Meeting Donna was his introduction to the idea of sexually liberated, independent women, but he struggles with this concept and never totally accepts it. At heart, he’s still the boy sniggering over pin-up mags. At a work do, he makes a ‘joke’ about rape. He flirts with his secretary in quite a creepy way — the constant touching, the arm round the shoulder, the gift of a silky jacket which she slips on for him.
He should know better, you think. If he wants a Donna, he should adjust his attitude to women. Donna was a challenge to him, a woman who had lovers and who had a baby without marrying the father and who didn’t buckle under with shame.
But even at the end, he can’t accept that Donna told her child she hadn’t wanted to marry his father, instead of pretending that the father hadn’t wanted to marry her. Vic really doesn’t get it.
Donna’s choices show her to be brave and independent. In 1973, well after the dawn of free love and mini-skirts, we see a television interviewer (Bill Grundy as himself) questioning Donna’s choice to become, as he puts it, a single-parent family.
Donna doesn’t seem to have struggled in material terms in spite of stepping back from her career to raise her child, and she and the youngster live in some comfort in her mother’s house in Chiswick in south-west London. So you wonder why she welcomes back into her life the man she once called provincial and small-minded, and who shows no sign of having changed? The nice suit, the thick hair, the beguiling smile and the easy manner with her son all help. But look at the number plate on Vic’s snazzy open-topped sports car. WNA. Run, Donna. Vic is never likely to be a New Man.
The series loses something of its oomph when the location shifts from Yorkshire. In the early episodes, the place was a character in its own right, and you could understand how profoundly it shaped and affected its inhabitants.
Vic leaves for a job in Essex, a locale which is presented as attractive enough, but somewhat bland and generic. His home and his workplace in the London scenes also lack specificity. However, it’s quite refreshing to experience London on screen without the glamourising shots aimed at a global market, and to see the area around Wyndham’s Theatre (when no one referred to ‘Theatreland’) populated by ordinary playgoers, residents and passers-by, who get a drink and a seat with ease at the pub round the corner.
When A Kind Of Loving was broadcast in 1982, it was kept off the top ratings slot by another Granada success, Coronation Street. Vic and Ingrid have a touch of Corrie’s Ken and Deirdre about them — the clever, cultured, educated man and the woman who’s presented as being his intellectual inferior.
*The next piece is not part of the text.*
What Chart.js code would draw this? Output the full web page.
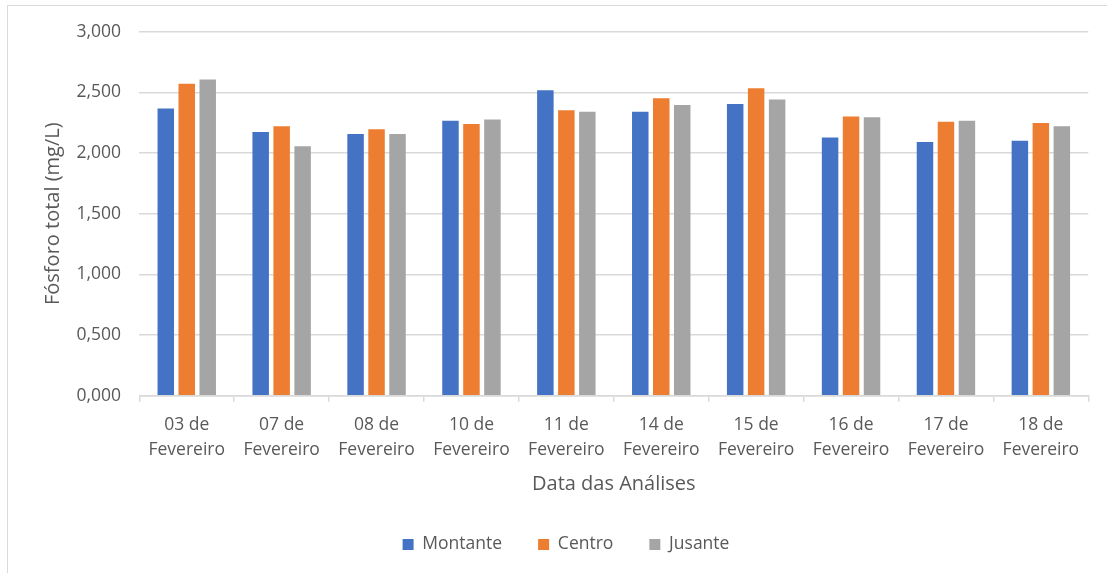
<!DOCTYPE html>
<html>
<head>
<meta charset="utf-8">
<script src="https://cdn.jsdelivr.net/npm/chart.js@4/dist/chart.umd.min.js"></script>
<style>
  html, body { margin: 0; padding: 0; background: #ffffff; }
  #wrap { position: relative; width: 1107px; height: 573px; overflow: hidden; }
  #frame { position: absolute; left: 7px; top: 5px; width: 1200px; height: 700px;
           border: 1.5px solid #d9d9d9; box-sizing: border-box; }
  canvas { position: absolute; left: 0; top: 0; }
</style>
</head>
<body>
<div id="wrap">
  <div id="frame"></div>
  <canvas id="chart" width="1107" height="573"></canvas>
</div>
<script>
// Analysis dates (two-line category labels)
const categories = [
  ["03 de", "Fevereiro"], ["07 de", "Fevereiro"], ["08 de", "Fevereiro"],
  ["10 de", "Fevereiro"], ["11 de", "Fevereiro"], ["14 de", "Fevereiro"],
  ["15 de", "Fevereiro"], ["16 de", "Fevereiro"], ["17 de", "Fevereiro"],
  ["18 de", "Fevereiro"]
];

// Total phosphorus (mg/L) at each sampling point
const montante = [2.368, 2.173, 2.157, 2.266, 2.517, 2.341, 2.404, 2.129, 2.091, 2.102];
const centro   = [2.571, 2.220, 2.195, 2.239, 2.352, 2.451, 2.533, 2.302, 2.258, 2.247];
const jusante  = [2.607, 2.055, 2.157, 2.277, 2.341, 2.396, 2.442, 2.294, 2.266, 2.220];

const seriesNames = ["Montante", "Centro", "Jusante"];
const seriesColors = ["#4472C4", "#ED7D31", "#A5A5A5"];

// Value axis ticks
const yMin = 0, yMax = 3, yStep = 0.5;
const fmt = v => v.toFixed(3).replace(".", ",");

const textColor = "#595959";
const gridColor = "#d9d9d9";
Chart.defaults.font.family = "'Open Sans', 'Noto Sans', sans-serif";
Chart.defaults.color = textColor;

new Chart(document.getElementById("chart"), {
  type: "bar",
  data: {
    labels: categories,
    datasets: [
      { label: seriesNames[0], data: montante, backgroundColor: seriesColors[0] },
      { label: seriesNames[1], data: centro,   backgroundColor: seriesColors[1] },
      { label: seriesNames[2], data: jusante,  backgroundColor: seriesColors[2] }
    ]
  },
  options: {
    responsive: false,
    devicePixelRatio: 1,
    animation: false,
    categoryPercentage: 0.663,
    barPercentage: 0.786,
    layout: { padding: { left: 43.7, right: 18.7, top: 31.7, bottom: 9.75 } },
    plugins: {
      tooltip: { enabled: false },
      legend: {
        position: "bottom",
        labels: {
          boxWidth: 11,
          boxHeight: 11,
          padding: 36,
          color: textColor,
          font: { size: 17.5 }
        }
      }
    },
    scales: {
      x: {
        afterFit: s => { s.height = 104.05; },
        grid: { offset: true, drawOnChartArea: false, tickLength: 6, color: gridColor, lineWidth: 1.5 },
        border: { color: gridColor, width: 1.5 },
        ticks: { padding: 10.8, color: textColor, font: { size: 17.5, lineHeight: 1.43 }, maxRotation: 0 },
        title: {
          display: true, text: "Data das Análises", color: textColor,
          font: { size: 20 }, padding: { top: 0, bottom: 3.75 }
        }
      },
      y: {
        min: yMin, max: yMax,
        afterFit: s => { s.width = 95.6; },
        grid: { drawTicks: false, color: gridColor, lineWidth: 1.5 },
        border: { display: false },
        ticks: { stepSize: yStep, padding: 18.3, color: textColor, font: { size: 17.5 }, callback: v => fmt(v) },
        title: {
          display: true, text: "Fósforo total (mg/L)", color: textColor,
          font: { size: 20 }, padding: { top: -2.7, bottom: 0 }
        }
      }
    }
  }
});
</script>
</body>
</html>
At one point in Coronation Street much later, Ken takes up with an actress who is all that Deirdre isn’t, sophisticated, arty, well-read, living on a houseboat. He is about to go off with her and live in London, but chickens out at the last minute and stands on the riverbank watching her chug away, a latter-day Billy Liar on the railway platform in Bradford watching Julie Christie’s train pull out of the station.
At least Vic has courage. He has the moral courage to stay with Ingrid initially, and the moral courage to leave her. He has the capacity to be the kind of man he wants to be. Things may look different once the tan acquired from his Australian business trip fades, and he gets a different number plate, swaps that WNA for a LNA. He can learn, in time.